The fair value of our interest rate swap liability is determined based on the present value of expected future cash flows. Since our interest rate swap value is based on the LIBOR forward curve and credit default swap rates, which are observable at commonly quoted intervals for the full term of the swap, it is considered a Level 2 measurement.
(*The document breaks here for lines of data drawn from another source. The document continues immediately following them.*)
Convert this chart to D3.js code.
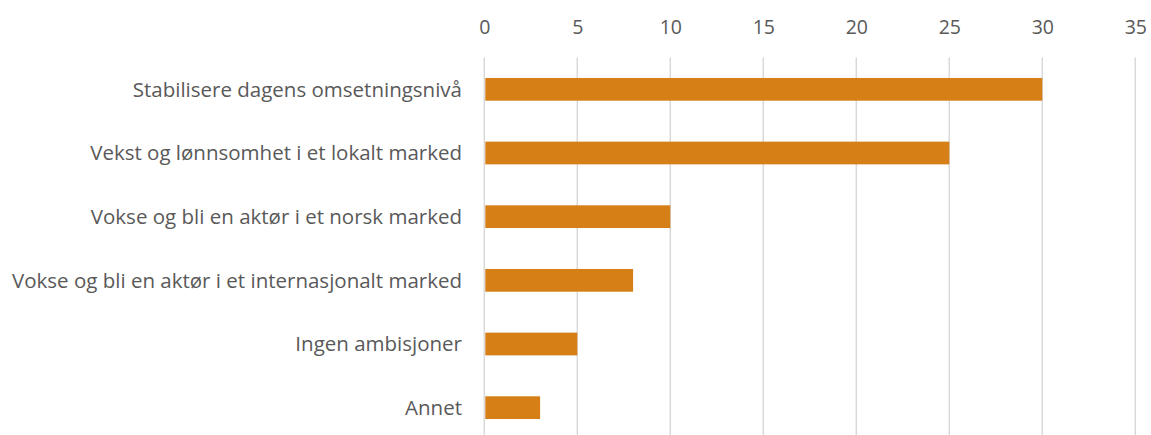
<!DOCTYPE html>
<html>
<head>
<meta charset="utf-8">
<script src="https://cdn.jsdelivr.net/npm/d3@7"></script>
<style>
  html, body { margin: 0; padding: 0; background: #fff; overflow: hidden; }
  text { font-family: "Open Sans", "Noto Sans", sans-serif; fill: #595959; }
</style>
</head>
<body>
<svg id="chart" width="1151" height="435"></svg>
<script>
// Ambisjoner for virksomheten (antall svar)
const categories = [
  "Stabilisere dagens omsetningsnivå",
  "Vekst og lønnsomhet i et lokalt marked",
  "Vokse og bli en aktør i et norsk marked",
  "Vokse og bli en aktør i et internasjonalt marked",
  "Ingen ambisjoner",
  "Annet"
];
const values = [30, 25, 10, 8, 5, 3];
const tickValues = [0, 5, 10, 15, 20, 25, 30, 35];

const svg = d3.select("#chart");
const margin = { left: 484.3, right: 1135.3, top: 57.5, bottom: 439.5 };

const x = d3.scaleLinear().domain([0, 35]).range([margin.left, margin.right]);
const y = d3.scaleBand().domain(categories).range([margin.top, margin.bottom])
  .paddingInner(0.643).paddingOuter(0.3215);

// vertical gridlines
svg.append("g").selectAll("line").data(tickValues).join("line")
  .attr("x1", d => x(d)).attr("x2", d => x(d))
  .attr("y1", margin.top).attr("y2", margin.bottom)
  .attr("stroke", "#d9d9d9").attr("stroke-width", 1.5);

// top axis labels
const xAxis = d3.axisTop(x).tickValues(tickValues).tickSize(0).tickPadding(0);
const gx = svg.append("g").attr("transform", "translate(0,34)").call(xAxis);
gx.select(".domain").remove();
gx.selectAll("text").attr("font-size", 19.5).attr("dy", 0)
  .style("font-family", '"Open Sans", "Noto Sans", sans-serif').attr("fill", "#595959");

// bars
svg.append("g").selectAll("rect").data(values).join("rect")
  .attr("x", x(0) + 1)
  .attr("y", (d, i) => y(categories[i]))
  .attr("width", d => x(d) - x(0) - 1)
  .attr("height", y.bandwidth())
  .attr("fill", "#d67f17");

// category labels
svg.append("g").selectAll("text").data(categories).join("text")
  .attr("x", 462)
  .attr("y", d => y(d) + y.bandwidth() / 2)
  .attr("dy", "0.35em")
  .attr("text-anchor", "end")
  .attr("font-size", 20.5)
  .text(d => d);
</script>
</body>
</html>
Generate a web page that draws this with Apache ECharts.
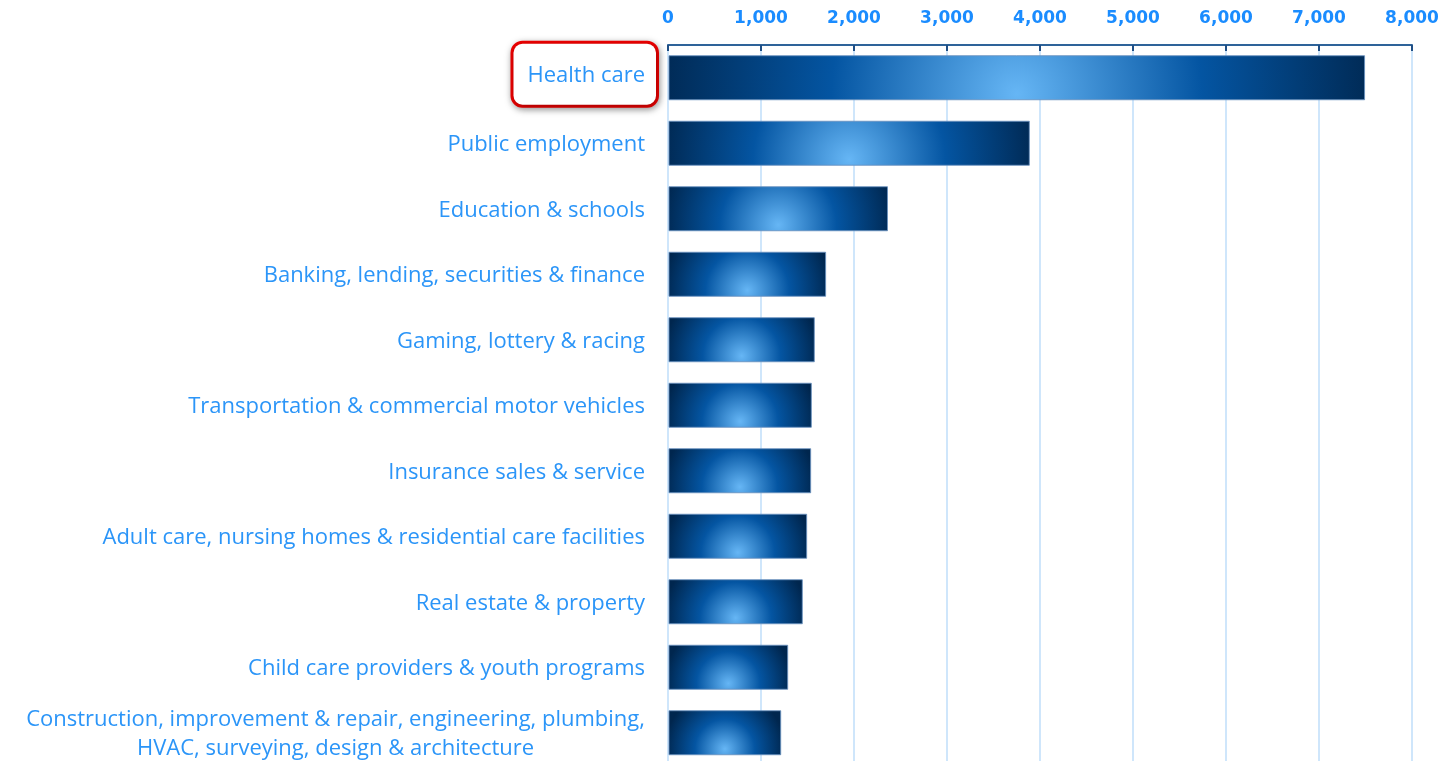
<!DOCTYPE html>
<html>
<head>
<meta charset="utf-8">
<script src="https://cdn.jsdelivr.net/npm/echarts@6/dist/echarts.min.js"></script>
<style>
html,body{margin:0;padding:0;background:#fff;}
#main{width:1442px;height:761px;}
</style>
</head>
<body>
<div id="main"></div>
<script>
const categories = [
  'Health care',
  'Public employment',
  'Education & schools',
  'Banking, lending, securities & finance',
  'Gaming, lottery & racing',
  'Transportation & commercial motor vehicles',
  'Insurance sales & service',
  'Adult care, nursing homes & residential care facilities',
  'Real estate & property',
  'Child care providers & youth programs',
  'Construction, improvement & repair, engineering, plumbing,\nHVAC, surveying, design & architecture'
];
const values = [7490, 3885, 2360, 1695, 1573, 1541, 1534, 1491, 1444, 1287, 1212];
const axisMin = 0;
const axisMax = 8000;
const axisStep = 1000;
const highlighted = 'Health care';

const chart = echarts.init(document.getElementById('main'), null, {renderer: 'canvas'});

function renderItem(params, api) {
  const v = api.value(0);
  const c = api.value(1);
  const p0 = api.coord([0, c]);
  const p1 = api.coord([v, c]);
  const band = api.size([0, 1])[1];
  const h = band * 0.672;
  const w = p1[0] - p0[0];
  const grad = new echarts.graphic.RadialGradient(0.5, 0.86, 0.52 * w / h, [
    {offset: 0, color: '#66b6f5'},
    {offset: 0.5, color: '#0455a2'},
    {offset: 1, color: '#00264e'}
  ]);
  return {
    type: 'rect',
    shape: {x: p0[0] + 1, y: p0[1] - h / 2, width: w - 1, height: h},
    style: {fill: grad, stroke: 'rgba(105,145,190,0.85)', lineWidth: 1}
  };
}

const option = {
  backgroundColor: '#ffffff',
  animation: false,
  grid: {left: 668, right: 30, top: 45, height: 720.5, outerBoundsMode: 'none', containLabel: false},
  xAxis: {
    type: 'value',
    position: 'top',
    min: axisMin,
    max: axisMax,
    interval: axisStep,
    axisLine: {show: true, lineStyle: {color: '#2e6399', width: 2}},
    axisTick: {show: true, inside: true, length: 6, lineStyle: {color: '#1f4f86', width: 2}},
    axisLabel: {
      color: '#1a8cff',
      fontFamily: 'DejaVu Sans',
      fontWeight: 'bold',
      fontSize: 17,
      margin: 18
    },
    splitLine: {show: true, lineStyle: {color: '#cfe6fb', width: 2}}
  },
  yAxis: {
    type: 'category',
    inverse: true,
    data: categories.map(function (c) {
      return c === highlighted ? {value: c, textStyle: {padding: [0, 0, 7, 0]}} : c;
    }),
    axisLine: {show: true, lineStyle: {color: '#cfe6fb', width: 2}},
    axisTick: {show: false},
    splitLine: {show: false},
    axisLabel: {
      margin: 12,
      interval: 0,
      formatter: function (val) {
        if (val === highlighted) return '{hl|' + val + '}';
        return val.split('\n').map(function (s) { return '{c|' + s + '}'; }).join('\n');
      },
      rich: {
        c: {
          color: '#2b95f8',
          fontFamily: 'Open Sans',
          fontSize: 22,
          lineHeight: 29,
          align: 'center',
          padding: [3, 11, 0, 0]
        },
        hl: {
          color: '#2b95f8',
          fontFamily: 'Open Sans',
          fontSize: 22,
          lineHeight: 26,
          padding: [21, 11, 18, 14],
          backgroundColor: '#ffffff',
          borderColor: '#f00000',
          borderWidth: 3,
          borderRadius: 9,
          shadowBlur: 7,
          shadowColor: 'rgba(0,0,0,0.35)',
          shadowOffsetX: 1,
          shadowOffsetY: 2
        }
      }
    }
  },
  series: [{
    type: 'custom',
    renderItem: renderItem,
    encode: {x: 0, y: 1},
    data: values.map(function (v, i) { return [v, i]; }),
    z: 3
  }]
};
chart.setOption(option);
</script>
</body>
</html>
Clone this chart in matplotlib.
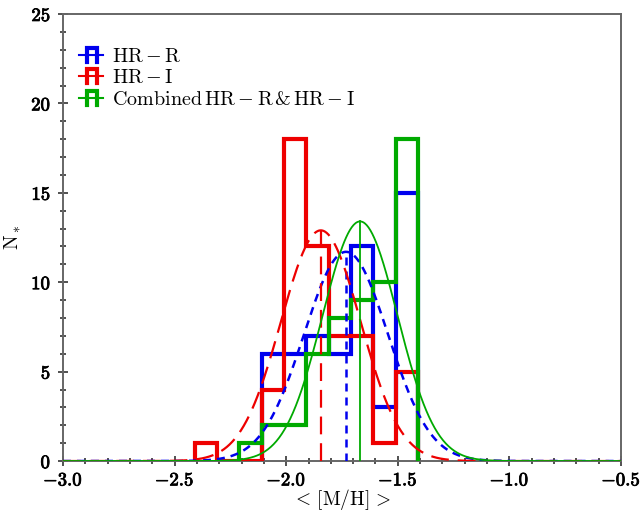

Details of the outstanding swap contract as of December 31, 2019, which is a pay fixed and receive floating contract, is as follows:
Swap Maturity Notional Value
(in thousands)
Pay Fixed Rate Receive Floating Rate Floating Rate
Reset Terms
October 1, 2025 $ 8,297    2.07750  % One-Month LIBOR Monthly

We performed an initial qualitative assessment of hedge effectiveness using the hypothetical derivative method in the period in which the hedging transaction was entered, as the critical terms of the hypothetical derivative and the hedging instrument were the same. On a quarterly basis, we perform a qualitative analysis for quarterly prospective and retrospective assessments of hedge effectiveness. The unrealized loss on the derivative instrument is included within "Other comprehensive income (loss)" in our consolidated statement of operations and comprehensive loss for the year ended December 31, 2019. There was no measure of hedge ineffectiveness and no reclassifications from other comprehensive loss into interest expense for the year December 31, 2019. We did not have any derivative instruments at December 31, 2018.

Contingent Consideration

For the Conscious Wholesale acquisition, additional purchase price payments ranging from $0 to $3.4 million are contingent upon the achievement of certain operational and financial targets measured through December 31, 2020. At the date of acquisition, we estimated the preliminary fair value of the contingent consideration to be approximately $1.6 million as discussed in "Note 3—Business Acquisitions". The estimate of the fair value of contingent consideration was determined by applying a risk-neutral framework using a Monte Carlo Simulation, which includes inputs not observable in the market, such as
the risk-free rate, risk-adjusted discount rate, the volatility of the underlying financial metrics and projected financial forecast of the acquired business over the earn-out period, and therefore represents a Level 3 measurement. Significant increases or decreases in these inputs could result in a significantly lower (higher) fair value measurement of the contingent consideration liability. Changes in the fair value of our contingent consideration from business combinations are included within "Other income, net" in our consolidated statements of operations and comprehensive loss.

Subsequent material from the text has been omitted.